Your task:
Take the lines from the top down to and including the one with "at (1041, 50)" and repeat them exactly. Omit images.

[Stored records]
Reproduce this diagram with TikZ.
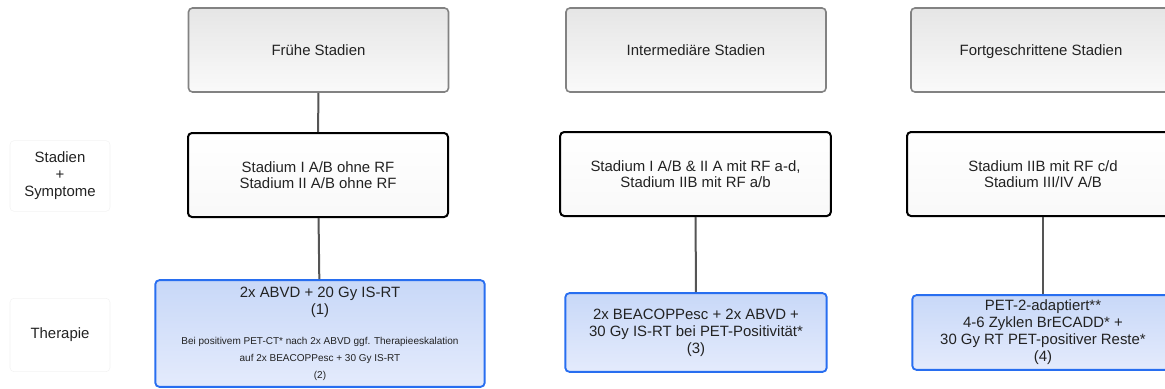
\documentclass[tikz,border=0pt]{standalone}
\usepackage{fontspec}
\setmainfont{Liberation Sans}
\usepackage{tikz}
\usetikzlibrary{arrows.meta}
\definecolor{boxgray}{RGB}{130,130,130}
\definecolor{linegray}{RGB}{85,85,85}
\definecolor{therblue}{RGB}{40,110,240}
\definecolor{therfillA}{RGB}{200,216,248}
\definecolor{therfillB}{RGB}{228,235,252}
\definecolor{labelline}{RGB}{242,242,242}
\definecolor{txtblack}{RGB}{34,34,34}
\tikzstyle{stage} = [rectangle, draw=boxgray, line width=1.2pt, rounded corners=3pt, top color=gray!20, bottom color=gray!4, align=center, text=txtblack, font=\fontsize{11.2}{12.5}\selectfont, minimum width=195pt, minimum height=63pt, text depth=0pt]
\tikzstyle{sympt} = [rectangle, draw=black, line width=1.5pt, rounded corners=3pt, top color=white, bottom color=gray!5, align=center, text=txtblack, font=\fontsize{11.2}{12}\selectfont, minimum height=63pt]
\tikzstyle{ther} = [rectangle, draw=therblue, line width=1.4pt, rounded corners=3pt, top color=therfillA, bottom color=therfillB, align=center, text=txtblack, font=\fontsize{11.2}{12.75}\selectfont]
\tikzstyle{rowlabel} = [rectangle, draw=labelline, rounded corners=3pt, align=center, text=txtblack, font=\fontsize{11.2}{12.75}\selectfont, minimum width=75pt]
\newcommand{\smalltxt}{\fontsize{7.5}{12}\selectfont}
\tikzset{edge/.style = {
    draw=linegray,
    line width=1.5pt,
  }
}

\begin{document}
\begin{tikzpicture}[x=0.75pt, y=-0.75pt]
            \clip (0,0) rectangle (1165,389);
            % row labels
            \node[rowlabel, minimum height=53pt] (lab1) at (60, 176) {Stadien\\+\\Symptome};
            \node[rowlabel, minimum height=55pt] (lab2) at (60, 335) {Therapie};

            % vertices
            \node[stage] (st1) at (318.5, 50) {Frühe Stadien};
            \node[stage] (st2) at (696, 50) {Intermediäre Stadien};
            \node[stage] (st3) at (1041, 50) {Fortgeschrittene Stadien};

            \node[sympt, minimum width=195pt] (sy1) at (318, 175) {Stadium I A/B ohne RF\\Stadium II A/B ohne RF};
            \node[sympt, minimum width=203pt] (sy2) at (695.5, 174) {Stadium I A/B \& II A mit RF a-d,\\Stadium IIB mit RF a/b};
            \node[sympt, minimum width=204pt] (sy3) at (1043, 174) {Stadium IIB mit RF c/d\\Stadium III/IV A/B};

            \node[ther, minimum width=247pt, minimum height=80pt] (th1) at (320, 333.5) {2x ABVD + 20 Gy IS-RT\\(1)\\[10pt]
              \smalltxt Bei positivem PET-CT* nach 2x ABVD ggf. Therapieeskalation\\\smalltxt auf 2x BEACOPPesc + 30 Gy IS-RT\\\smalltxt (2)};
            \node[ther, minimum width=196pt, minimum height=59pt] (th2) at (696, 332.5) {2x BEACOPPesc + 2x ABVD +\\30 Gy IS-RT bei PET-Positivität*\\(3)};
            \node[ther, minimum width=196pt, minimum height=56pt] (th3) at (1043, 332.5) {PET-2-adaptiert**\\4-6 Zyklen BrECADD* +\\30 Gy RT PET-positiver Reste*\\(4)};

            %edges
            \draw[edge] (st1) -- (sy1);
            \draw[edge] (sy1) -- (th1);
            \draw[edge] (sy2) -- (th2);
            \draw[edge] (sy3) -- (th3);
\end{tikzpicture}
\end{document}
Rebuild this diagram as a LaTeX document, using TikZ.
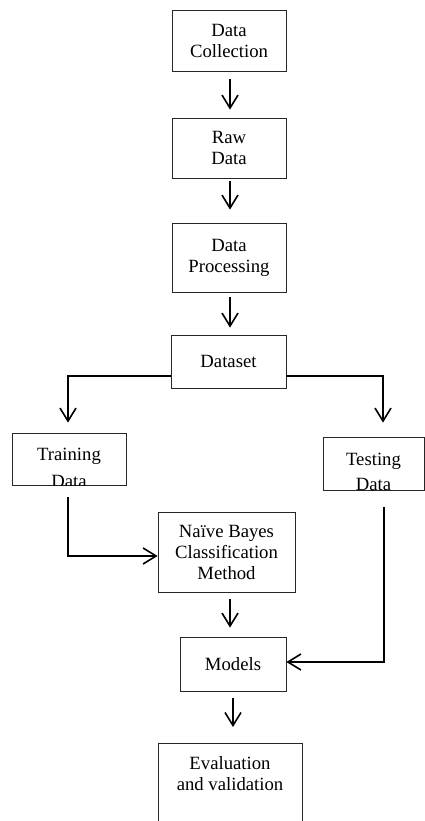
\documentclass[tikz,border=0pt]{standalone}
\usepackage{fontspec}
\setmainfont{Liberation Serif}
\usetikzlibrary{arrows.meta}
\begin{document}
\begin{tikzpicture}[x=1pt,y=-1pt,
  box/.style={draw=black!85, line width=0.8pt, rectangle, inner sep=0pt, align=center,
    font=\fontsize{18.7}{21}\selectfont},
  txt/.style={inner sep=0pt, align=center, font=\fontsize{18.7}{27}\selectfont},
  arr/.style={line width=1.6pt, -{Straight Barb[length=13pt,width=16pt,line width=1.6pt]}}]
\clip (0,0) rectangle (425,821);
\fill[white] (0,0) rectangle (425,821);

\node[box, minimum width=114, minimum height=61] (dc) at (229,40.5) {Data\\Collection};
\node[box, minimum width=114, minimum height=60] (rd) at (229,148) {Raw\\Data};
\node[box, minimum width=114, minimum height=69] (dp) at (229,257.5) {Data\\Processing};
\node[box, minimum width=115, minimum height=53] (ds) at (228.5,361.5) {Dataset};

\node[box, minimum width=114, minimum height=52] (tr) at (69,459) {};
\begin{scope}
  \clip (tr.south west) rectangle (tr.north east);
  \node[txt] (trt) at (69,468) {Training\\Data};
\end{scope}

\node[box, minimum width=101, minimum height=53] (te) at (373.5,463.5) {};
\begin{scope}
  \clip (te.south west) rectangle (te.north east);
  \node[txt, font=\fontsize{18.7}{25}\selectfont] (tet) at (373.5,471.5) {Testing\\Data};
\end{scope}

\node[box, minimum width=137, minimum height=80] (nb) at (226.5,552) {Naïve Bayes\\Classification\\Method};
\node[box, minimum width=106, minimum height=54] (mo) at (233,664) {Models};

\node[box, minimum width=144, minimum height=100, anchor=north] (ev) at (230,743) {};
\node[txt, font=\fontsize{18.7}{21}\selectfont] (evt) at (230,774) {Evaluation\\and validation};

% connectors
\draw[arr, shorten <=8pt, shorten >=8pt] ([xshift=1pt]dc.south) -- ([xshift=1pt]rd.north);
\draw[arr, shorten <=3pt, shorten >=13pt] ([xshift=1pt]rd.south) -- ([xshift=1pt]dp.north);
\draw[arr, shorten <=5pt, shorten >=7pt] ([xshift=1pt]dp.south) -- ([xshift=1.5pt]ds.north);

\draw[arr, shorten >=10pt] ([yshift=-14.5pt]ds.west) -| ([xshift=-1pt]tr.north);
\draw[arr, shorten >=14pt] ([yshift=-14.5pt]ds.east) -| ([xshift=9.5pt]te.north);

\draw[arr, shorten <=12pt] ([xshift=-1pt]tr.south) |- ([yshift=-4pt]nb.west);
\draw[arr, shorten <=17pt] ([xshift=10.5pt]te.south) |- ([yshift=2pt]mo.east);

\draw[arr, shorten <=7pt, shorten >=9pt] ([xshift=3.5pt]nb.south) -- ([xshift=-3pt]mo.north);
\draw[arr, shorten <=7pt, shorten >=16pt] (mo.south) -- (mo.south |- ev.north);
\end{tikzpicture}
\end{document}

Result of the task:
Reproduce this diagram with TikZ.
\documentclass[tikz,border=0pt]{standalone}
\usepackage{fontspec}
\setmainfont{Liberation Sans}
\usepackage{tikz}
\usetikzlibrary{arrows.meta}
\definecolor{boxgray}{RGB}{130,130,130}
\definecolor{linegray}{RGB}{85,85,85}
\definecolor{therblue}{RGB}{40,110,240}
\definecolor{therfillA}{RGB}{200,216,248}
\definecolor{therfillB}{RGB}{228,235,252}
\definecolor{labelline}{RGB}{242,242,242}
\definecolor{txtblack}{RGB}{34,34,34}
\tikzstyle{stage} = [rectangle, draw=boxgray, line width=1.2pt, rounded corners=3pt, top color=gray!20, bottom color=gray!4, align=center, text=txtblack, font=\fontsize{11.2}{12.5}\selectfont, minimum width=195pt, minimum height=63pt, text depth=0pt]
\tikzstyle{sympt} = [rectangle, draw=black, line width=1.5pt, rounded corners=3pt, top color=white, bottom color=gray!5, align=center, text=txtblack, font=\fontsize{11.2}{12}\selectfont, minimum height=63pt]
\tikzstyle{ther} = [rectangle, draw=therblue, line width=1.4pt, rounded corners=3pt, top color=therfillA, bottom color=therfillB, align=center, text=txtblack, font=\fontsize{11.2}{12.75}\selectfont]
\tikzstyle{rowlabel} = [rectangle, draw=labelline, rounded corners=3pt, align=center, text=txtblack, font=\fontsize{11.2}{12.75}\selectfont, minimum width=75pt]
\newcommand{\smalltxt}{\fontsize{7.5}{12}\selectfont}
\tikzset{edge/.style = {
    draw=linegray,
    line width=1.5pt,
  }
}

\begin{document}
\begin{tikzpicture}[x=0.75pt, y=-0.75pt]
            \clip (0,0) rectangle (1165,389);
            % row labels
            \node[rowlabel, minimum height=53pt] (lab1) at (60, 176) {Stadien\\+\\Symptome};
            \node[rowlabel, minimum height=55pt] (lab2) at (60, 335) {Therapie};

            % vertices
            \node[stage] (st1) at (318.5, 50) {Frühe Stadien};
            \node[stage] (st2) at (696, 50) {Intermediäre Stadien};
            \node[stage] (st3) at (1041, 50) {Fortgeschrittene Stadien};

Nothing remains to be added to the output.